Friday, February 10, 2006

Is Technology Eroding Our Memories? Part 2

I’ve been thinking more about to what extent technology builds and erodes our memories, and if it’s a change from before we had the technologies.

It’s true that, now that all my phone numbers are loaded on my cell phone, I remember very few phone numbers anymore. In a dead cell-phone survivalist situation, that wouldn’t be a good thing, necessarily.

And speaking of cell phones, they tend to be poorly used as memory devices at times. Take my friend’s brother, who is terrible with navigating but has to travel for work a lot, so every time he drives into a new city, he calls a family member to look up the maps and talk him through it. There’s something wrong about that.

So clearly, there’s some sort of erosion going on, as the article claims. But I wonder if it’s all that different from my father’s memory (hi dad!). He’s been claiming to have a terrible memory for years, but you ask him who was pitching in the 1981 Cubs game he attended and he’ll tell you exactly what happened during the game.

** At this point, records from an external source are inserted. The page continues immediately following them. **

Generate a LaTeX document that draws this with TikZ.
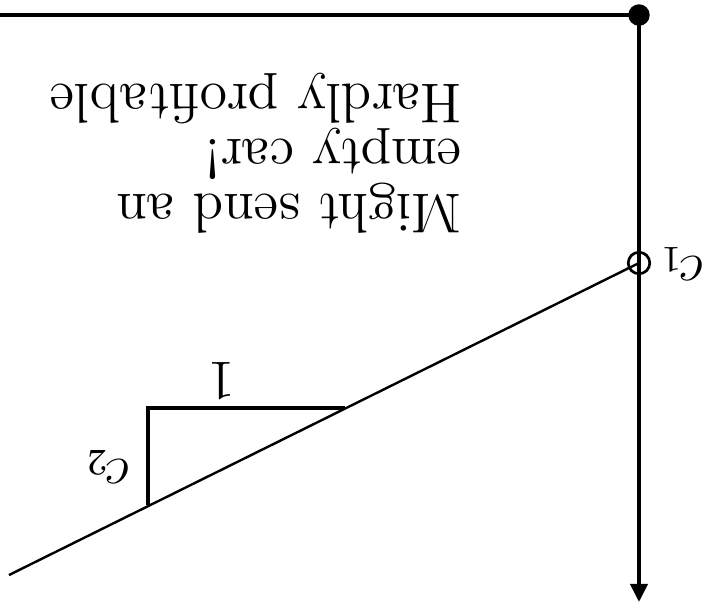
\documentclass[tikz,border=0pt]{standalone}
\usepackage{graphicx}
\usetikzlibrary{arrows.meta}
\newcommand{\bigtxt}[1]{\scalebox{0.87}{\fontsize{12}{12}\selectfont #1}}
\begin{document}
\begin{tikzpicture}[x=0.1862pt,y=-0.1862pt,
  axis/.style={line width=0.75pt},
  tri/.style={line width=0.6pt},
  slope/.style={line width=0.45pt},
  lbl/.style={rotate=180,inner sep=0pt},
  txt/.style={rotate=180,inner sep=0pt,anchor=base west}]
\useasboundingbox (0,0) rectangle (706,613);
\coordinate (L) at (0,15);
\coordinate (O) at (639,15);
\coordinate (E) at (639,602);
\node[circle,fill=black,inner sep=0pt,minimum size=4pt] (dot) at (O) {};
\node[circle,draw,line width=0.5pt,inner sep=0pt,minimum size=4pt] (c1pt) at (639,263) {};
\coordinate (S) at (9,575);
\coordinate (A) at (148,505);
\coordinate (B) at (148,408);
\coordinate (C) at (345,408);
\draw[axis] (L) -- (dot.center);
\draw[axis,-{Triangle[length=3.4pt,width=3.2pt]}] (dot.center) -- (E);
\draw[slope] (c1pt.center) -- (S);
\draw[tri] (A) -- (B) -- (C);
\node[lbl] (c1) at (682,264) {\bigtxt{$c_1$}};
\node[lbl] (c2) at (108,467) {\bigtxt{$c_2$}};
\node[lbl] (one) at (222,381) {\bigtxt{$1$}};
\node[txt] (t1) at (463,84) {\bigtxt{Hardly profitable}};
\node[txt] (t2) at (463,139) {\bigtxt{empty car!}};
\node[txt] (t3) at (463,194) {\bigtxt{Might send an}};
\end{tikzpicture}
\end{document}
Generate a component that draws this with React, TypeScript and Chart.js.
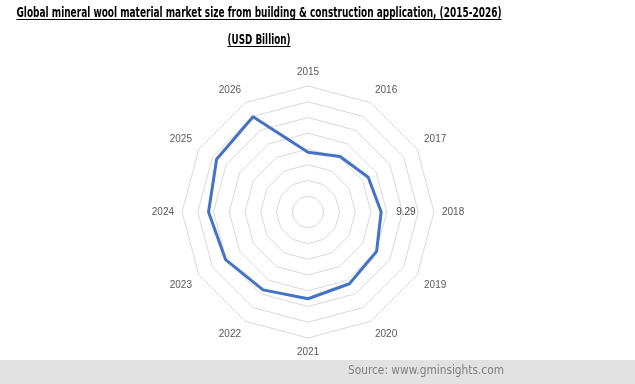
import React, { useEffect, useRef } from "react";
import { Chart, registerables } from "chart.js";

Chart.register(...registerables);

const categories = ["2015", "2016", "2017", "2018", "2019", "2020", "2021", "2022", "2023", "2024", "2025", "2026"];
const marketSize = [7.59, 8.14, 8.83, 9.29, 10.05, 10.52, 11.02, 11.42, 12.09, 12.63, 13.4, 13.96];
const labelledIndex = 3;
const titleLines = [
  "Global mineral wool material market size from building & construction application, (2015-2026)",
  "(USD Billion)",
];
const sourceText = "Source: www.gminsights.com";

const W = 635;
const H = 384;

function drawFitted(
  ctx: CanvasRenderingContext2D,
  text: string,
  x: number,
  y: number,
  targetW: number,
  font: string,
  color: string,
  align: "center" | "left",
  underline: number | null
) {
  ctx.save();
  ctx.font = font;
  ctx.fillStyle = color;
  ctx.textBaseline = "middle";
  ctx.textAlign = align;
  const w = ctx.measureText(text).width;
  const sx = Math.max(0.6, Math.min(1.4, targetW / w));
  ctx.translate(x, y);
  ctx.scale(sx, 1);
  ctx.fillText(text, 0, 0);
  ctx.restore();
  if (underline !== null) {
    const rw = w * sx;
    const x0 = align === "center" ? x - rw / 2 : x;
    ctx.save();
    ctx.strokeStyle = color;
    ctx.lineWidth = 1;
    ctx.beginPath();
    ctx.moveTo(x0, underline + 0.5);
    ctx.lineTo(x0 + rw, underline + 0.5);
    ctx.stroke();
    ctx.restore();
  }
}

const decorPlugin = {
  id: "decor",
  beforeDraw(chart: any) {
    const ctx = chart.ctx;
    ctx.save();
    ctx.fillStyle = "#ffffff";
    ctx.fillRect(0, 0, chart.width, chart.height);
    ctx.restore();
  },
  afterDatasetsDraw(chart: any) {
    const ctx = chart.ctx;
    const el = chart.getDatasetMeta(0).data[labelledIndex];
    if (el) {
      ctx.save();
      ctx.font = '10px "Liberation Sans", Arial, sans-serif';
      ctx.fillStyle = "#404040";
      ctx.textAlign = "left";
      ctx.textBaseline = "middle";
      ctx.fillText(marketSize[labelledIndex].toFixed(2), el.x + 15, el.y);
      ctx.restore();
    }
  },
  afterDraw(chart: any) {
    const ctx = chart.ctx;
    const tFont = 'bold 14px "Liberation Sans Narrow", "DejaVu Sans Condensed", "Liberation Sans", Arial, sans-serif';
    drawFitted(ctx, titleLines[0], 259, 13, 485, tFont, "#000000", "center", 19);
    drawFitted(ctx, titleLines[1], 259, 40, 63, tFont, "#000000", "center", 46);
    ctx.save();
    ctx.fillStyle = "#e2e2e2";
    ctx.fillRect(0, 360, chart.width, chart.height - 360);
    ctx.restore();
    drawFitted(ctx, sourceText, 348, 371, 156, '13px "Liberation Sans Narrow", "DejaVu Sans Condensed", "Liberation Sans", Arial, sans-serif', "#7f7f7f", "left", null);
  },
};

export default function App() {
  const canvasRef = useRef<HTMLCanvasElement | null>(null);

  useEffect(() => {
    document.body.style.margin = "0";
    const canvas = canvasRef.current;
    if (!canvas) return;
    const chart = new Chart(canvas, {
      type: "radar",
      data: {
        labels: categories,
        datasets: [
          {
            label: "Market size",
            data: marketSize,
            borderColor: "#4472c4",
            backgroundColor: "rgba(0,0,0,0)",
            borderWidth: 3,
            fill: false,
            pointRadius: 0,
            pointHoverRadius: 0,
            tension: 0,
            borderJoinStyle: "round",
          },
        ],
      },
      options: {
        responsive: false,
        animation: false,
        devicePixelRatio: 1,
        layout: { padding: { top: 66, bottom: 26, left: 0, right: 18 } },
        plugins: {
          legend: { display: false },
          title: { display: false },
          tooltip: { enabled: false },
        },
        scales: {
          r: {
            min: 0,
            max: 16,
            ticks: { display: false, stepSize: 2 },
            grid: { color: "#d9d9d9", lineWidth: 1 },
            angleLines: { display: false },
            pointLabels: {
              color: "#595959",
              font: { family: '"Liberation Sans", Arial, sans-serif', size: 10 },
              padding: 8,
            },
          },
        },
      },
      plugins: [decorPlugin],
    } as any);
    return () => chart.destroy();
  }, []);

  return (
    <div style={{ width: W, height: H, position: "relative", background: "#fff" }}>
      <canvas ref={canvasRef} width={W} height={H} style={{ display: "block", width: W, height: H }} />
    </div>
  );
}
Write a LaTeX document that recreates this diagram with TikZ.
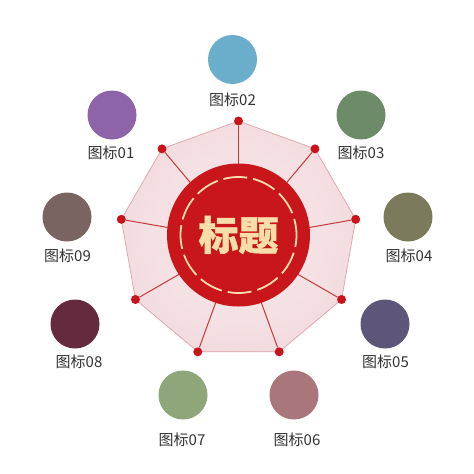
\documentclass[tikz,border=0pt]{standalone}
\usepackage{fontspec}
\newfontfamily\cjk{Noto Sans CJK SC}
\newfontfamily\cjkheavy[BoldFeatures={FakeBold=1.2}]{Noto Sans CJK SC}
\usetikzlibrary{calc}
\definecolor{titlered}{HTML}{C8161B}
\definecolor{dotred}{HTML}{C8141A}
\definecolor{spokered}{HTML}{C23A3E}
\definecolor{edgepink}{HTML}{DDA3A8}
\definecolor{fillin}{HTML}{F9EBED}
\definecolor{fillout}{HTML}{F3DCDF}
\definecolor{cream}{HTML}{F7DDAA}
\definecolor{labelgray}{HTML}{333333}
\definecolor{cA}{HTML}{8E64A8}
\definecolor{cB}{HTML}{6BAECB}
\definecolor{cC}{HTML}{6E8B69}
\definecolor{cD}{HTML}{7B7A5D}
\definecolor{cE}{HTML}{5D5678}
\definecolor{cF}{HTML}{A8767B}
\definecolor{cG}{HTML}{8FA67B}
\definecolor{cH}{HTML}{632B3D}
\definecolor{cI}{HTML}{7A6461}
\begin{document}
\begin{tikzpicture}[x=1pt,y=-1pt,
  lbl/.style={font=\cjk\fontsize{15}{15}\selectfont, text=labelgray, inner sep=0pt},
  icon/.style={circle, minimum size=49pt, inner sep=0pt},
  vdot/.style={circle, fill=dotred, minimum size=9pt, inner sep=0pt},
  spoke/.style={draw=spokered, line width=1pt},
]
\fill[white] (0,0) rectangle (474,474);
\useasboundingbox (0,0) rectangle (474,474);
\coordinate (c) at (238.5,240);
\foreach \i in {0,...,8} \coordinate (v\i) at ($(c)+({270+40*\i}:119)$);
\draw[edgepink, line width=0.7pt, inner color=fillin, outer color=fillout]
  (v0) -- (v1) -- (v2) -- (v3) -- (v4) -- (v5) -- (v6) -- (v7) -- (v8) -- cycle;
\foreach \i in {0,...,8} \node[vdot] (d\i) at (v\i) {};
\foreach \i in {0,...,8} \draw[spoke] (c) -- (d\i);
\node[circle, fill=titlered, minimum size=143pt, inner sep=0pt,
  font=\cjkheavy\bfseries\fontsize{40}{40}\selectfont, text=cream] (title) at (238.5,235) {标题};
\draw[cream, line width=1.8pt, dash pattern=on 24pt off 6pt, dash phase=12pt] (title.center) circle (58);
% icons
\node[icon, fill=cA] (i1) at (112,115) {};
\node[icon, fill=cB] (i2) at (232.5,59.5) {};
\node[icon, fill=cC] (i3) at (361,115) {};
\node[icon, fill=cD] (i4) at (408,217) {};
\node[icon, fill=cE] (i5) at (385,324) {};
\node[icon, fill=cF] (i6) at (294,395) {};
\node[icon, fill=cG] (i7) at (183,395) {};
\node[icon, fill=cH] (i8) at (75,324) {};
\node[icon, fill=cI] (i9) at (67,217) {};
\node[lbl] (l1) at (111,153) {图标01};
\node[lbl] (l2) at (232.5,100) {图标02};
\node[lbl] (l3) at (361,153) {图标03};
\node[lbl] (l4) at (409,256) {图标04};
\node[lbl] (l5) at (385.5,362) {图标05};
\node[lbl] (l6) at (297,440) {图标06};
\node[lbl] (l7) at (182,440) {图标07};
\node[lbl] (l8) at (79,362) {图标08};
\node[lbl] (l9) at (67.5,256) {图标09};
\end{tikzpicture}
\end{document}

The point is that that we’ve always (some more than others) specialized in the kind of knowledge we remember. We’ve always had a huge body of knowledge out there that wasn’t in our heads, and we’ve always chosen what we want to retain.

I’m not entirely sure whether in general the amount of stuff we know in our heads has gotten smaller or not. What seems clear is that there’s a lot more information out there from which to pick and choose. Whether or not our memories have gotten worse, it could easily seem like they have in proportion to the body of information that’s out there. And what we remember has certainly changed in some ways.